Released by Republic Pictures - 1938

Directed by: Sidney Salkow
Written by: Garrett Fort
Produced by: Armand Schaefer

Patric Knowles .... Jeffrey Allison
Richard Cromwell .... Neil Allison
Rochelle Hudson .... Joan
Douglass Dumbrille .... Khan
Colin Tapley .... Hallett
Gilbert Emery .... Colonel Torrance
Douglas Walton .... Terry


In the 1930’s and 1940’s Hollywood mined much material from popular pulp authors of the day, not unlike the way studios have been purchasing the works of comic book and graphic novel authors today. Pulp writer Talbot Mundy was one such author who proved a great source for interpretation and inspiration. Gunga Din may have been born out of a Rudyard Kipling poem, nevertheless it contains a large degree of Mundy-inspired material. And a year before Din, another film, Storm Over Bengal, was made in the same setting (shot at the same Lone Pine, California location) and told a similarly heroic story of brave soldiers fighting off a rebellion in British-occupied India.

Storm Over Bengal packs a two-hour story into a one-hour film. A British Officer infiltrates the rebel’s lair disguised as an Indian Holy Man. Their evil scheme discovered, he then flies to a dying Majarajah, warning him of the Hillmen’s plans. After successfully obtaining the Rajah’s signed permission to allow the Brits to defend the territory he now must find a way to alert his fellow officers they are marching into a trap at the Caves of Kali. Further complicating the complications is the arrival of his bride-to-be and his newly enlisted younger brother. Their characters are not drawn with depth but serve as emotional backdrop to reinforce the overall theme of sacrifice for country.

It is a lot of story and a display of expert craftsmanship to keep the running time at a single hour while still delivering an exciting and fun movie. From scene to scene it cracks like a whip, moving along at an astonishing pace.

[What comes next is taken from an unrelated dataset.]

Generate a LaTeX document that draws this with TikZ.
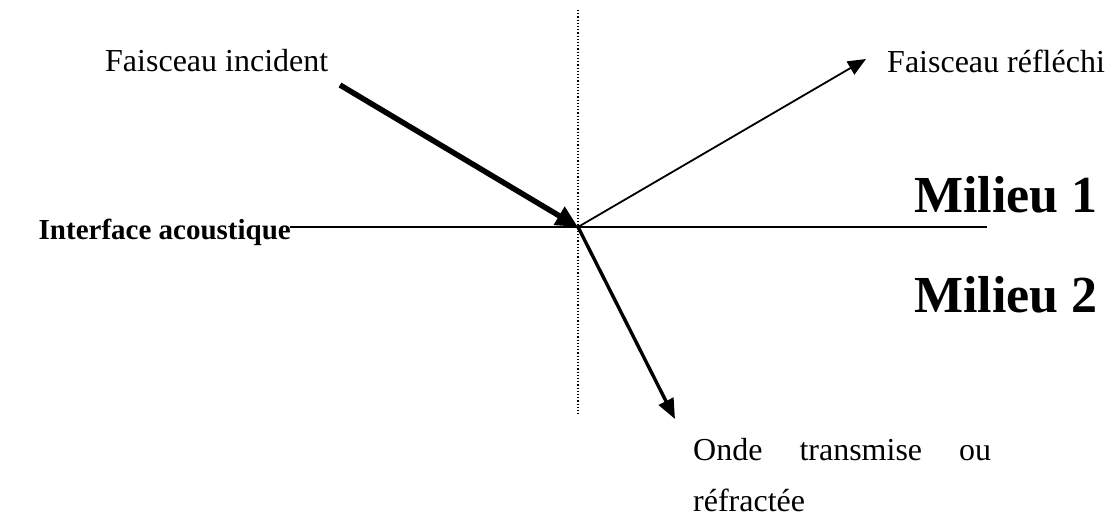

The acting is top-notch all around, led by an urgent Patric Knowles, the sweet-faced Richard Cromwell as the younger brother and a luminous Rochelle Hudson. They are all in perfect pitch with the lightning pace of the piece. There is no room for indulgence and nothing of the sort attempted. Whittled down to its bare bones, the story is tough, with a durable structure capable of having been molded into any variety of cinematic styles. For whatever reason, the studio decided to turn it into a slam-bam action picture and it works very well. So well, in fact, that it’s potential to have been executed on a more grand scale seems a missed opportunity.